For a quick instant, I was confused. Did I misunderstand?
She led me through an outdoor hallway full of flowers and walked me into a dark room with even more flowers. There she let go of my hand, nodded towards the center of the room, and quietly said: Go ahead, give it to her.
Oh.
In the middle of the roses, in the middle of people I could now see were the very close family, in what suddenly felt more like a womb than a room, was Doña Lupe, lying in her coffin. Only now do I realize that I had been welcomed into a very, very special place. It didn’t matter that my passport was French, or that I wasn’t sure what to do next. I was welcome.
So I took a few steps, stood right by Doña Lupe’s beautiful, peaceful face, and in my heart I told her that I had brought her a gift, that I hoped she liked it and also, thank you for letting me in behind the baby gate that day. I was still holding the portrait and was not even wondering what to do with it.
A minute passed and her daughter took the painting from me and placed it on the edge of the coffin, directly facing Doña Lupe.
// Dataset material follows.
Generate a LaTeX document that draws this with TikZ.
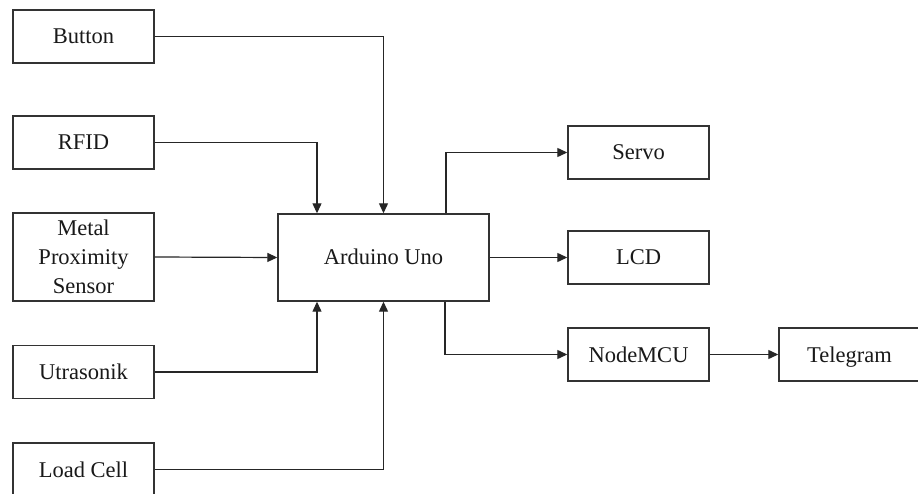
\documentclass[tikz,border=0pt]{standalone}
\usepackage{fontspec}
\setmainfont{Liberation Serif}
\usetikzlibrary{arrows.meta,calc}
\begin{document}
\begin{tikzpicture}[x=1pt,y=-1pt,
  blk/.style={draw=black!80,line width=1.4pt,fill=white,minimum width=141pt,minimum height=53pt,
    inner sep=0pt,align=center,font=\fontsize{22.5}{29}\selectfont,text=black!90},
  one/.style={text height=15pt,text depth=0pt},
  arr/.style={draw=black!85,line width=1.2pt,-{Triangle[length=10pt,width=9pt]}}]
\useasboundingbox (0,0) rectangle (918,494);
\fill[white] (0,0) rectangle (918,494);
\node[blk,one] (btn) at (83.5,36.5) {Button};
\node[blk,one] (rfid) at (83.5,142.5) {RFID};
\node[blk,minimum height=88pt] (metal) at (83.5,257) {Metal\\Proximity\\Sensor};
\node[blk,one] (ultra) at (83.5,372) {Utrasonik};
\node[blk,one] (load) at (83.5,469.5) {Load Cell};
\node[blk,one,minimum width=211pt,minimum height=87pt] (ard) at (383.5,257.5) {Arduino Uno};
\node[blk,one] (servo) at (638.5,152.5) {Servo};
\node[blk,one] (lcd) at (638.5,257.5) {LCD};
\node[blk,one] (nmcu) at (638.5,354.5) {NodeMCU};
\node[blk,one] (tele) at (849.5,354.5) {Telegram};
\draw[arr] (btn.east) -| (ard.north);
\draw[arr] (rfid.east) -| ([xshift=-66.5pt]ard.north);
\draw[arr] (metal.east) -- (ard.west);
\draw[arr] (ultra.east) -| ([xshift=-66.5pt]ard.south);
\draw[arr] (load.east) -| (ard.south);
\draw[arr] ([xshift=62.5pt]ard.north) |- (servo.west);
\draw[arr] (ard.east) -- (lcd.west);
\draw[arr] ([xshift=61.5pt]ard.south) |- (nmcu.west);
\draw[arr] (nmcu.east) -- (tele.west);
\end{tikzpicture}
\end{document}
Then her other daughter was behind me, the one who works at the store, and even though I could tell her heart was broken, she hugged me and thanked me. Then her granddaughter hugged me too and then well, I thanked them and I walked myself out through the roses and the table and past the canopies. Before I left I heard the words: I tell you what, my mom is very happy here today.
It took me several minutes of walking through town and meeting some friends for lunch to come back to reality and now, a few days later, I am still processing it all.
Mama Mexico is teaching me, healing me. An ongoing exchange of gifts, not always obvious but always profound.
Thank you Doña Lupe. Decansa en paz.
This is so beautiful, Laura. I would like to share it with my group for Death Cafe’ if you would allow me. Thanks❣️
Feeling our grief in public. Blocking the streets for all the feels. Too many streets were not blocked for all the loved ones lost in my past. Love you Laura.